First of all, let me say up front that these are my opinions and I am sure I will get attacked for them such as they are. Secondly, please read this with an open mind and think about the things I talk about here before you openly attack me.
So, last week the internet was set on fire by the mother that went down to the riots and basically had a ‘Come to Jesus Meeting’ with her son in front of the press, other rioters, God, and everybody. She was and still is being hailed a hero. I have to admit, I am one of those in that camp. Let me explain why before you get the matches and gasoline out to set me a blaze. First of all, her son is 16, he clearly should know better than to be in that mess, let alone wearing a mask and picking up a brick to throw at the cops. Secondly, if you have seen any interview she has given and let me tell you she has been everywhere! She said she saw her son on TV with a brick in his hand and she ‘lost it’. And thirdly and most telling to me, she said she did not want her son to become a Freddie Grey. So, she went down there, got his attention, and removed him from a situation that could have ended his life in more than one way. If that had been my only son, I would have most likely done the same exact thing! The first thing I thought when I saw the videos of her was that is what parenting looks like! I know that is what it looked like in my day had I done something like her son did.
These days, we do not teach our kids important things anymore. Things such as sportsmanship and losing gracefully because we no longer score our kids athletic games because we are afraid of hurting someone’s feelings if they happen to lose the game.

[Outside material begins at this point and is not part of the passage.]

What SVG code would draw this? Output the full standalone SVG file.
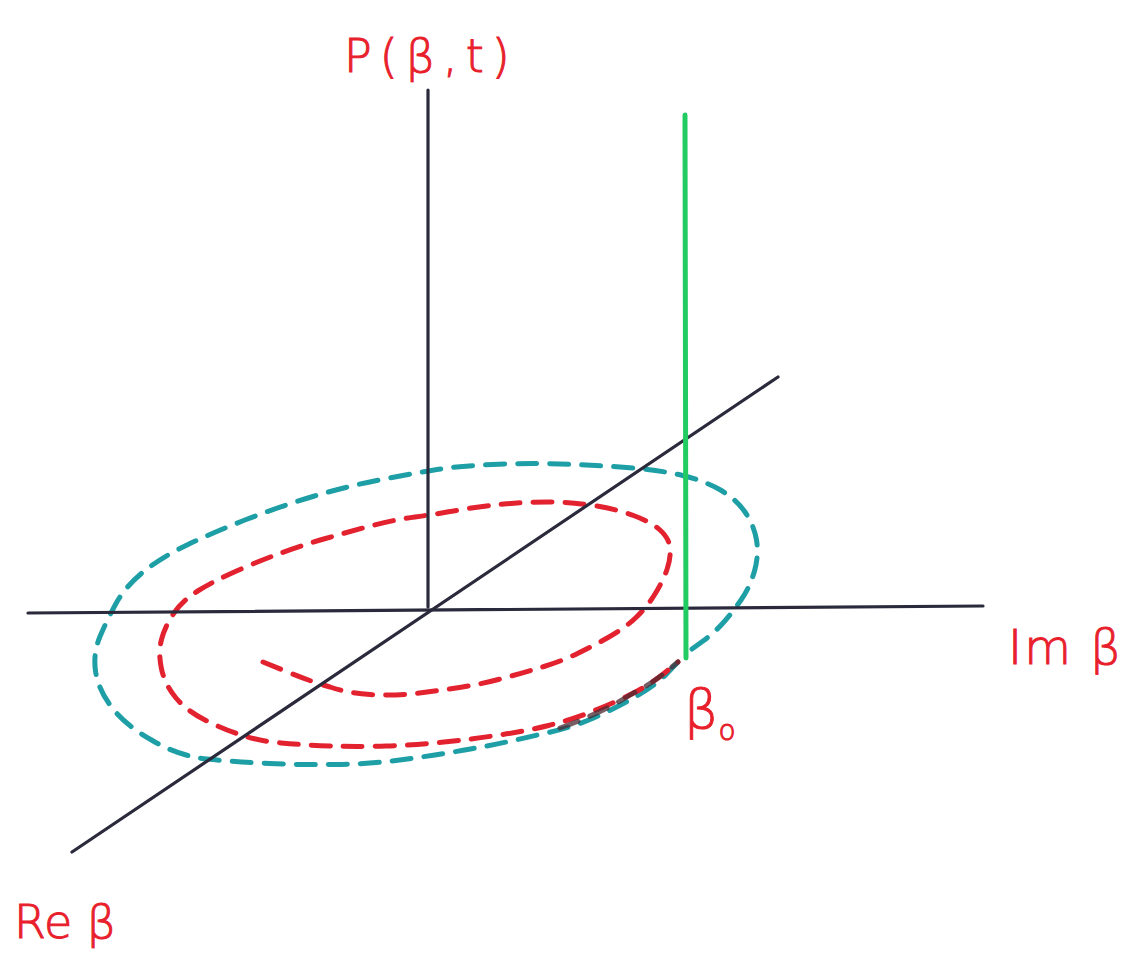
<svg xmlns="http://www.w3.org/2000/svg" width="1136" height="961" viewBox="0 0 1136 961">
<style>
.axis{stroke:#2a2a3c;stroke-width:3.2;stroke-linecap:round;fill:none}
.dash{fill:none;stroke-width:5;stroke-linecap:round;stroke-linejoin:round;stroke-dasharray:19 13}
.red{stroke:#e3222f}
.cyan{stroke:#1e9fa6}
.lbl{fill:#e8202c;stroke:#e8202c;stroke-width:1;font-family:"DejaVu Sans","Liberation Sans",sans-serif;font-weight:300}
</style>
<rect width="1136" height="961" fill="#ffffff"/>
<g id="connectors">
<path id="cyan-ellipse" class="dash cyan" d="M692,649 L703,641 Q714,633 723,623 Q732,613 741,600 Q750,587 754.5,571 Q759,555 756.5,540 Q754,525 745,512 Q736,499 720.5,490 Q705,481 682.5,475.5 Q660,470 626.5,467.5 Q593,465 559.5,464 Q526,463 492.5,464.5 Q459,466 437,469.5 Q415,473 381.5,479.5 Q348,486 314.5,496 Q281,506 247.5,519 Q214,532 187,545 Q160,558 142.5,572.5 Q125,587 116,603.5 Q107,620 100,636.5 Q93,653 95.5,671 Q98,689 111.5,707 Q125,725 151.5,740 Q178,756 207,759 Q236,762 269.5,763.5 Q303,765 336.5,764.5 Q370,764 403.5,759.5 Q437,755 470.5,749 Q504,743 537.5,735 Q571,728 593.5,718 Q616,708 636,696.5 Q656,685 667,673.5 L678,662"/>
<path id="red-spiral" class="dash red" d="M263,662 L287.5,672 Q312,682 330,687 Q348,693 370,694.5 Q392,696 414.5,693.5 Q437,691 459.5,687.5 Q482,684 504,678 Q526,672 544,666.5 Q562,661 577.5,653.5 Q593,646 609,637 Q625,628 636,617.5 Q647,607 655,594 Q663,581 667,569.5 Q671,558 670,548 Q669,538 660,530 Q651,522 633.5,515.5 Q616,509 593.5,505.5 Q571,502 548.5,502 Q526,502 504,504 Q482,506 459.5,510 Q437,514 415,517 Q393,520 370.5,526 Q348,532 325.5,538.5 Q303,545 281,553 Q259,561 236.5,571 Q214,581 198.5,590.5 Q183,600 174,613 Q165,626 161.5,639.5 Q158,653 161.5,669 Q165,685 176,698 Q187,711 205,720 Q223,729 241,735 Q259,741 281,743 Q303,745 330,746 Q357,747 386,746 Q415,745 444,742 Q473,739 499.5,735 Q526,731 548.5,725.5 Q571,720 593.5,711 Q616,702 633.5,693 Q651,684 664.5,673 L678,662"/>
<path id="overlap" d="M560,728 Q600,714 633.5,693 Q651,684 664.5,673 L678,662" fill="none" stroke="#4a2a32" stroke-width="5" stroke-linecap="round" stroke-dasharray="19 13" opacity="0.75"/>
</g>
<g id="axes">
<line id="axis-p" class="axis" x1="428" y1="90" x2="428" y2="607"/>
<line id="axis-im" class="axis" x1="28" y1="613" x2="983" y2="606"/>
<line id="axis-re" class="axis" x1="72" y1="852" x2="778" y2="377"/>
</g>
<g id="beta0-line">
<line x1="685" y1="115" x2="686" y2="658" stroke="#22cc62" stroke-width="5" stroke-linecap="round"/>
</g>
<g id="labels">
<text id="label-p" class="lbl" x="344" y="72" font-size="46" letter-spacing="8">P(β,t)</text>
<text id="label-im" class="lbl" x="1008" y="664" font-size="48" letter-spacing="2">Im β</text>
<text id="label-re" class="lbl" x="14" y="938" font-size="46">Re β</text>
<text id="label-beta0" class="lbl" x="684" y="728" font-size="54">β<tspan font-size="28" dy="12">o</tspan></text>
</g>
</svg>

I was a cheerleader for flag football when I was in elementary school, back when we actually kept score. If our team lost we had to still go out on the field and shake hands and say good game. Yeah it sucks when you lose, no one likes it. It also makes you work harder to win next time. We had cheer competitions at the end of the season,where all the cheer leading teams worked on two routines to perform. Let me tell you, we worked our butts off perfecting those! The first year I did this, we lost. We were not even in the top 5. Yeah that hurt and yeah I cried, but I also worked harder in the off season and all during the next year and the result was we won that next year because we worked harder. Because losing sucks.

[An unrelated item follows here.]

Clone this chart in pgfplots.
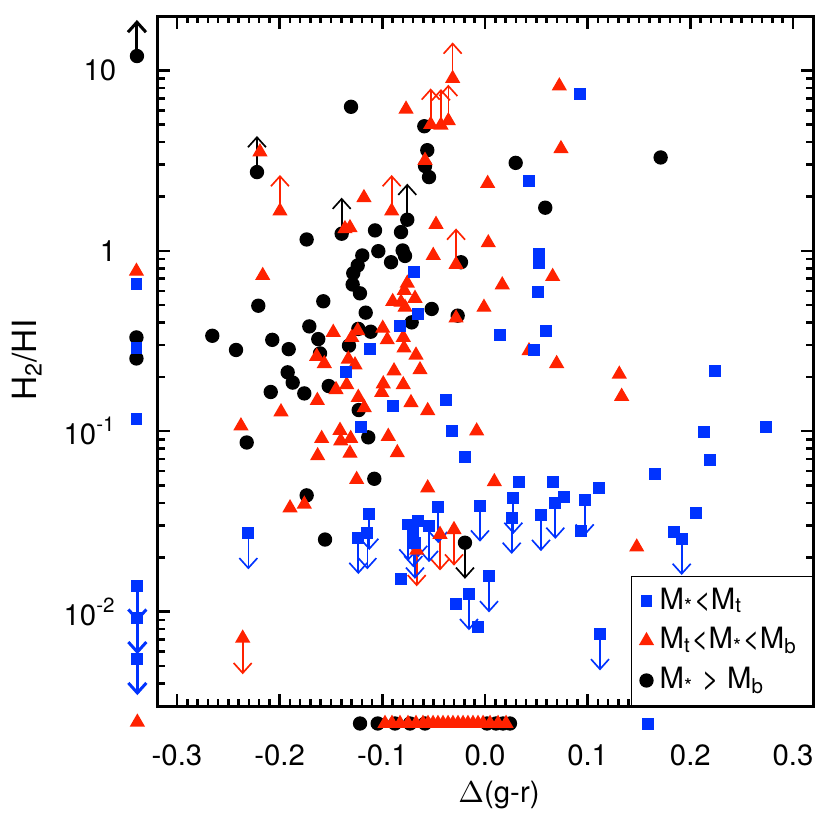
\documentclass[border=0pt]{standalone}
\usepackage{fontspec}
\setmainfont{TeX Gyre Heros}
\usepackage{pgfplots}
\usepackage{pgfplotstable}
\pgfplotsset{compat=1.18}
\usetikzlibrary{arrows.meta}
\definecolor{cblue}{RGB}{0,51,255}
\definecolor{cred}{RGB}{255,34,0}
\newcommand\fs{\fontsize{8.8}{10.5}\selectfont}
\pgfplotsset{mylegimg/.style={legend image code/.code={%
    \draw[mark repeat=2,mark phase=2,##1] plot coordinates {(0pt,0pt) (3pt,0pt) (7pt,0pt)};}}}

% black circles (M* > Mb)
\pgfplotstableread{
x y
-0.339 12.0
-0.1305 6.28
-0.2221 2.73
-0.1396 1.243
-0.1737 1.155
-0.1071 1.297
-0.1039 0.995
-0.0915 0.864
-0.1195 0.942
-0.1240 0.829
-0.1283 0.751
-0.0818 1.269
-0.0757 1.486
-0.0802 1.004
-0.0779 0.936
-0.1289 0.650
-0.1218 0.581
-0.1575 0.525
-0.1162 0.454
-0.0591 4.90
-0.0562 3.61
-0.0584 2.95
-0.0545 2.56
0.0299 3.07
0.1711 3.29
0.0587 1.733
-0.0234 0.864
-0.0266 0.437
-0.0519 0.476
-0.0714 0.401
-0.3395 0.331
-0.3395 0.253
-0.2208 0.496
-0.2656 0.338
-0.2425 0.282
-0.2072 0.321
-0.1912 0.285
-0.1711 0.381
-0.1624 0.324
-0.1607 0.270
-0.1922 0.212
-0.1873 0.186
-0.2087 0.165
-0.1760 0.162
-0.1522 0.178
-0.2321 0.0866
-0.1325 0.298
-0.1234 0.369
-0.1113 0.356
-0.1230 0.131
-0.1137 0.0925
-0.1078 0.0545
-0.1737 0.0441
-0.1558 0.0251
-0.0195 0.0241
-0.1217 0.0024
-0.1045 0.0024
-0.0877 0.0024
-0.0730 0.0024
-0.0584 0.0024
0.0019 0.0024
0.0107 0.0024
0.0175 0.0024
0.0243 0.0024
}\blackdata

% red triangles (Mt < M* < Mb)
\pgfplotstableread{
x y
-0.3395 0.770
-0.2192 3.53
-0.1997 1.66
-0.1179 1.97
-0.0909 1.66
-0.1364 1.325
-0.1315 1.342
-0.2165 0.729
-0.0315 9.01
-0.0529 5.01
-0.0429 4.97
-0.0357 5.25
-0.0769 6.09
-0.0584 3.17
0.0724 8.19
0.0740 3.68
0.0026 2.36
-0.0477 1.40
-0.0504 0.942
-0.0282 0.839
0.0032 1.107
0.0659 0.720
0.0168 0.647
-0.0010 0.486
-0.0282 0.424
-0.0757 0.661
-0.0786 0.602
-0.0899 0.523
-0.0818 0.518
-0.0682 0.545
-0.0779 0.486
-0.0996 0.372
-0.0952 0.321
-0.0796 0.331
-0.0789 0.289
-0.0672 0.264
-0.0633 0.219
-0.0886 0.216
-0.0991 0.183
-0.0796 0.181
-0.1006 0.164
-0.0721 0.144
-0.0558 0.130
-0.0081 0.1003
-0.0942 0.0936
-0.0854 0.0760
0.0091 0.0525
-0.0558 0.0485
0.0429 0.279
0.0698 0.237
0.1308 0.207
0.1331 0.156
0.1478 0.0228
-0.2377 0.107
-0.1987 0.128
-0.1633 0.148
-0.1639 0.260
-0.1565 0.237
-0.1478 0.353
-0.1451 0.170
-0.1347 0.181
-0.1331 0.251
-0.1298 0.331
-0.1240 0.361
-0.1266 0.233
-0.1234 0.154
-0.1176 0.135
-0.1591 0.0911
-0.1630 0.0731
-0.1412 0.1011
-0.1405 0.0884
-0.1308 0.0911
-0.1315 0.0755
-0.1250 0.0540
-0.1899 0.0376
-0.1760 0.0394
-0.0438 0.0268
-0.0302 0.0285
-0.0665 0.0219
-0.2360 0.00713
-0.3386 0.00244
-0.0974 0.0024
-0.0906 0.0024
-0.0828 0.0024
-0.0750 0.0024
-0.0672 0.0024
-0.0604 0.0024
-0.0555 0.0024
-0.0506 0.0024
-0.0458 0.0024
-0.0409 0.0024
-0.0360 0.0024
-0.0312 0.0024
-0.0263 0.0024
-0.0214 0.0024
-0.0166 0.0024
-0.0117 0.0024
-0.0068 0.0024
-0.0019 0.0024
0.0049 0.0024
0.0127 0.0024
0.0205 0.0024
}\reddata

% blue squares (M* < Mt)
\pgfplotstableread{
x y
-0.3395 0.654
-0.3395 0.289
-0.3395 0.1166
-0.3386 0.01394
-0.3386 0.00920
-0.3386 0.00546
0.0925 7.42
0.0426 2.44
0.0529 0.962
0.0526 0.853
-0.0689 0.760
0.0516 0.594
-0.0656 0.447
-0.0828 0.384
0.0146 0.343
0.0591 0.361
0.0480 0.282
-0.1120 0.285
-0.1357 0.214
-0.0899 0.138
-0.0383 0.149
-0.1211 0.106
-0.0318 0.1003
-0.0192 0.0722
0.2240 0.216
0.2734 0.106
0.2133 0.0991
0.2192 0.0693
0.1659 0.0578
0.2052 0.0354
0.0331 0.0525
0.0662 0.0521
0.1113 0.0485
0.0767 0.0433
0.0971 0.0418
0.0276 0.0427
0.0685 0.0401
-0.0455 0.0380
-0.0049 0.0387
0.0260 0.0331
0.0545 0.0343
0.0932 0.0279
-0.1127 0.0348
-0.2305 0.0272
-0.1234 0.0256
-0.1146 0.0272
-0.0821 0.0152
-0.0747 0.0304
-0.0650 0.0318
-0.0545 0.0298
-0.0698 0.0279
-0.0682 0.0241
0.0039 0.0157
-0.0156 0.0125
-0.0285 0.0110
-0.0065 0.00818
0.1844 0.0276
0.1916 0.0253
0.1120 0.00749
0.1585 0.00239
}\bluedata

% limits: arrows up / down
\pgfplotstableread{
x y
-0.2221 2.73
-0.1396 1.243
-0.0757 1.486
}\blackup
\pgfplotstableread{
x y
-0.339 12.0
}\blackupthick
\pgfplotstableread{
x y
-0.0195 0.0241
}\blackdown
\pgfplotstableread{
x y
-0.1997 1.66
-0.0909 1.66
-0.0315 9.01
-0.0529 5.01
-0.0429 4.97
-0.0357 5.25
-0.0282 0.839
}\redup
\pgfplotstableread{
x y
-0.0438 0.0268
-0.0302 0.0285
-0.0665 0.0219
-0.2360 0.00713
}\reddown
\pgfplotstableread{
x y
0.0971 0.0418
0.0276 0.0427
0.0685 0.0401
-0.0455 0.0380
-0.0049 0.0387
0.0260 0.0331
0.0545 0.0343
-0.1127 0.0348
-0.2305 0.0272
-0.1234 0.0256
-0.1146 0.0272
-0.0747 0.0304
-0.0650 0.0318
-0.0545 0.0298
-0.0698 0.0279
-0.0682 0.0241
0.0039 0.0157
-0.0156 0.0125
0.1916 0.0253
0.1120 0.00749
}\bluedown
\pgfplotstableread{
x y
-0.3386 0.01394
-0.3386 0.00920
-0.3386 0.00546
}\bluedownthick

\begin{document}
\begin{tikzpicture}
\useasboundingbox (-47.4pt,-37.2pt) rectangle (201.6pt,211.8pt);
\begin{axis}[
    scale only axis,
    width=196.5pt, height=207pt,
    xmin=-0.3185, xmax=0.3195,
    ymode=log, ymin=0.003, ymax=20,
    clip=false,
    axis line style={line width=0.9pt},
    every tick/.style={black, line width=0.75pt},
    major tick length=3.75pt, minor tick length=2pt,
    xtick={-0.3,-0.2,-0.1,0,0.1,0.2,0.3},
    xticklabels={-0.3,-0.2,-0.1,0.0,0.1,0.2,0.3},
    minor x tick num=9,
    ytick={0.01,0.1,1,10},
    yticklabels={10\textsuperscript{-2},10\textsuperscript{-1},1,10},
    minor ytick={0.004,0.005,0.006,0.007,0.008,0.009,
        0.02,0.03,0.04,0.05,0.06,0.07,0.08,0.09,
        0.2,0.3,0.4,0.5,0.6,0.7,0.8,0.9,
        2,3,4,5,6,7,8,9},
    tick label style={font=\fs},
    xticklabel style={yshift=-8pt},
    yticklabel style={xshift=-9pt},
    xlabel={$\Delta$(g-r)},
    ylabel={H\textsubscript{2}/HI},
    xlabel style={font=\fs, at={(axis description cs:0.5206,-0.129)}, anchor=center},
    ylabel style={font=\fontsize{10}{12}\selectfont, at={(axis description cs:-0.2,0.501)}, anchor=center},
    legend style={at={(1,0)}, anchor=south east, draw=black, line width=0.4pt,
        fill=white, font=\fs, row sep=0pt, inner xsep=2.5pt, inner ysep=1.5pt},
    legend cell align=left,
    arrowdn/.style={forget plot, draw=none, mark=none,
        error bars/.cd, y dir=minus, y explicit relative, error mark=none},
    arrowup/.style={forget plot, draw=none, mark=none,
        error bars/.cd, y dir=plus, y explicit relative, error mark=none},
]
\addlegendimage{only marks, mark=square*, mark size=1.58pt, color=cblue, mylegimg}
\addlegendentry{M\textsubscript{*}<M\textsubscript{t}}
\addlegendimage{only marks, mark=triangle*, mark size=2.25pt, color=cred, mylegimg}
\addlegendentry{M\textsubscript{t}<M\textsubscript{*}<M\textsubscript{b}}
\addlegendimage{only marks, mark=*, mark size=1.95pt, color=black, mylegimg}
\addlegendentry{M\textsubscript{*} > M\textsubscript{b}}

% arrows (limits)
\addplot[arrowup, error bar style={draw=black, line width=0.5pt, -{Straight Barb[length=3pt,width=5.4pt]}}]
    table[y error expr=0.585] {\blackup};
\addplot[arrowup, error bar style={draw=black, line width=0.9pt, -{Straight Barb[length=3pt,width=5.4pt]}}]
    table[y error expr=0.585] {\blackupthick};
\addplot[arrowdn, error bar style={draw=black, line width=0.5pt, -{Straight Barb[length=3pt,width=5.4pt]}}]
    table[y error expr=0.369] {\blackdown};
\addplot[arrowup, error bar style={draw=cred, line width=0.5pt, -{Straight Barb[length=3pt,width=5.4pt]}}]
    table[y error expr=0.585] {\redup};
\addplot[arrowdn, error bar style={draw=cred, line width=0.5pt, -{Straight Barb[length=3pt,width=5.4pt]}}]
    table[y error expr=0.369] {\reddown};
\addplot[arrowdn, error bar style={draw=cblue, line width=0.5pt, -{Straight Barb[length=3pt,width=5.4pt]}}]
    table[y error expr=0.369] {\bluedown};
\addplot[arrowdn, error bar style={draw=cblue, line width=0.9pt, -{Straight Barb[length=3pt,width=5.4pt]}}]
    table[y error expr=0.369] {\bluedownthick};

% markers
\addplot[forget plot, only marks, mark=*, mark size=1.95pt, color=black] table {\blackdata};
\addplot[forget plot, only marks, mark=triangle*, mark size=2.25pt, color=cred] table {\reddata};
\addplot[forget plot, only marks, mark=square*, mark size=1.58pt, color=cblue] table {\bluedata};
\end{axis}
\end{tikzpicture}
\end{document}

We also have parents who want to be their kids’ friends and not the parent. I am sorry but this rarely works. You need to discipline your kid if they do wrong, not be their friend. I am not saying that the discipline needs to be physical such as spanking or what not, it just needs to be done. What ever works for you and your kid. Here is my issue within this area, I hate it when people come down on someone because they still believe in spanking. Here is the thing, the kids are different and it might work for you to talk to little Johnny about what he did wrong and he may never do that again. Good for you. That may not work for someone else and their kid. It is not fair to criticize parents for how they decide to discipline their kid. Now if it is over the top and that kid constantly has bruises and such then yeah that is something else, but because you see a mom spank her kid who is throwing a fit in the grocery store parking lot does not mean that you need to call the authorities on that mom. You have no idea what that mom’s life is like or what the situation is other than what you saw. Back to being your kid’s friend. You can be your kid’s friend when they grow up and realize what you went through with them, but for the time being please be a parent.

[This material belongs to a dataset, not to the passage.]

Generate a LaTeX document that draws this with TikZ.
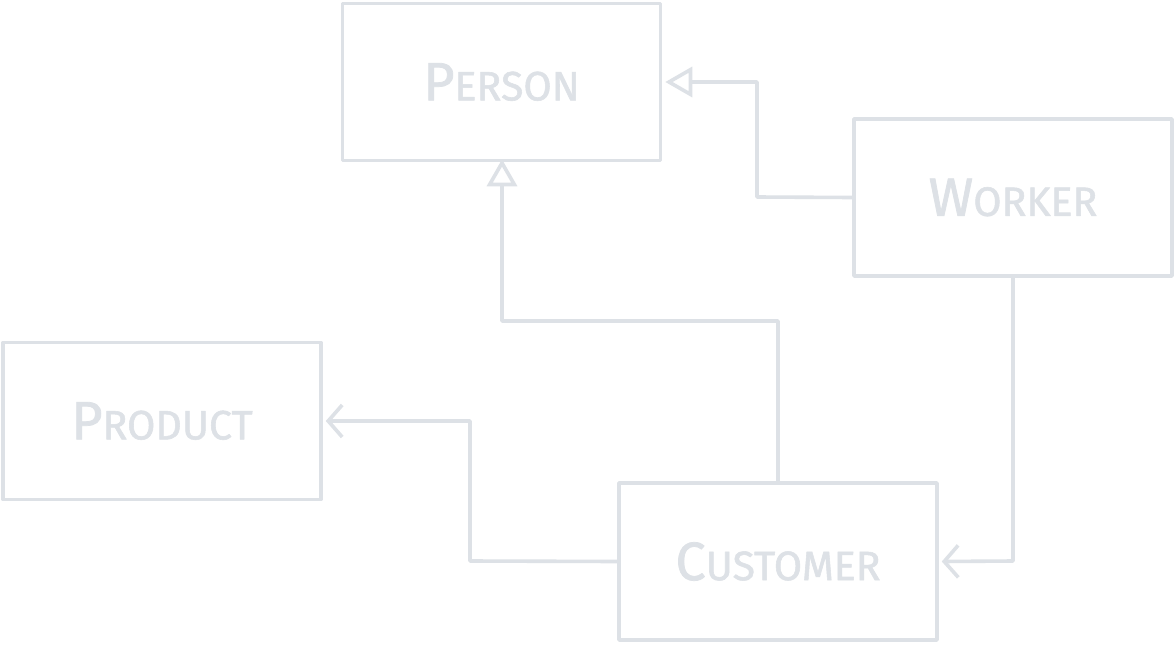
\documentclass[tikz,border=0pt]{standalone}
\usepackage{fontspec}
\setmainfont{Fira Sans}
\newfontfamily\lbl{Fira Sans}[FakeBold=1.3]
\usetikzlibrary{arrows.meta}
\definecolor{sk}{HTML}{DDE1E6}
\newcommand{\fsc}[2]{{\lbl\fontsize{54}{54}\selectfont #1}{\lbl\fontsize{41}{41}\selectfont #2}}
\begin{document}
\begin{tikzpicture}[x=1pt,y=-1pt,
  box/.style={draw=sk,line width=3.6pt,minimum width=318pt,minimum height=157pt,inner sep=0pt,text=sk,line join=round},
  conn/.style={draw=sk,line width=3.6pt,line join=round,line cap=round},
  inh/.style={conn,-{Triangle[open,length=27pt,width=30pt,line width=3.6pt]}},
  assoc/.style={conn,-{Straight Barb[length=14pt,width=32pt,line width=3.6pt]}}]
\useasboundingbox (0,0) rectangle (1176,648);
\fill[white] (0,0) rectangle (1176,648);
\node[box] (person) at (501.5,82) {\fsc{P}{ERSON}};
\node[box] (worker) at (1013,197.5) {\fsc{W}{ORKER}};
\node[box] (product) at (162,421) {\fsc{P}{RODUCT}};
\node[box] (customer) at (778,561.5) {\fsc{C}{USTOMER}};
\coordinate (w1) at (757,197);
\coordinate (w2) at (757,82);
\draw[inh] (worker.west) -- (w1) -- (w2) -- ([xshift=3pt]person.east);
\coordinate (c1) at (778,321);
\coordinate (c2) at (502,321);
\draw[inh] (customer.north) -- (c1) -- (c2) -- ([yshift=3pt]person.south -| c2);
\coordinate (p1) at (470,561);
\coordinate (p2) at (470,421);
\draw[assoc] (customer.west) -- (p1) -- (p2) -- ([xshift=3pt]product.east);
\coordinate (k1) at (1013,561);
\draw[assoc] (worker.south) -- (k1) -- ([xshift=3pt]customer.east);
\end{tikzpicture}
\end{document}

I am not sure about you, but when I go to a public place like a restaurant or even the WIC office and I see kids running wild around the parents are busy talking or with their faces in their phones, I sometimes want to ask them what is wrong with you? Do you not see your kid running wild in a place where they should be sitting or even playing quietly? Yeah, I have kids before you ask. I have a son that is 20 and a daughter that is 17 and now a 1 year old. So before you start saying, you have no idea what you are talking about, yeah I do. My kids were never allowed to run wild someplace unless it was a park. In fact, I have had people stop by our table when out to eat complimenting me on my kids’ behavior and in one case this elderly gentleman gave both my kids a dollar each for behaving! He said to me, it is rare to see kids so well behaved, thank you. I was honestly shocked and very pleased! So, I know it can be done. Parents have to put down the phones and other electronics first and watch their kids. I am not by any means a perfect parent. I don’t think that there is such a thing. We all have our trials and issues.
Entitlement. This gets me every single time. Kids these days think they are entitled to everything without working for it. That is what makes brats and bullies. When parents do everything for their kids, their kids feel like they don’t have to do anything. We are sending a whole generation of people into the world who have no clue how to do anything for themselves. Mom and dad always did it. Gotta find a job? No problem mom will fill out the application or write the resume and go to the job interview with you. I have a friend who is a head hunter for a major company and he tells me stories of applicants who come to interviews with their moms. Mom actually sits in and will answer questions! To me that is so sad. In the job arena is where the no score thing will come back to bite us in the butt because not everyone will get a job, so how will that kid handle it? He can’t he has no idea how to handle not getting what he wants.
This is only the tip of the ice burg but my own little pride and joy is calling me so I gotta run and be a parent!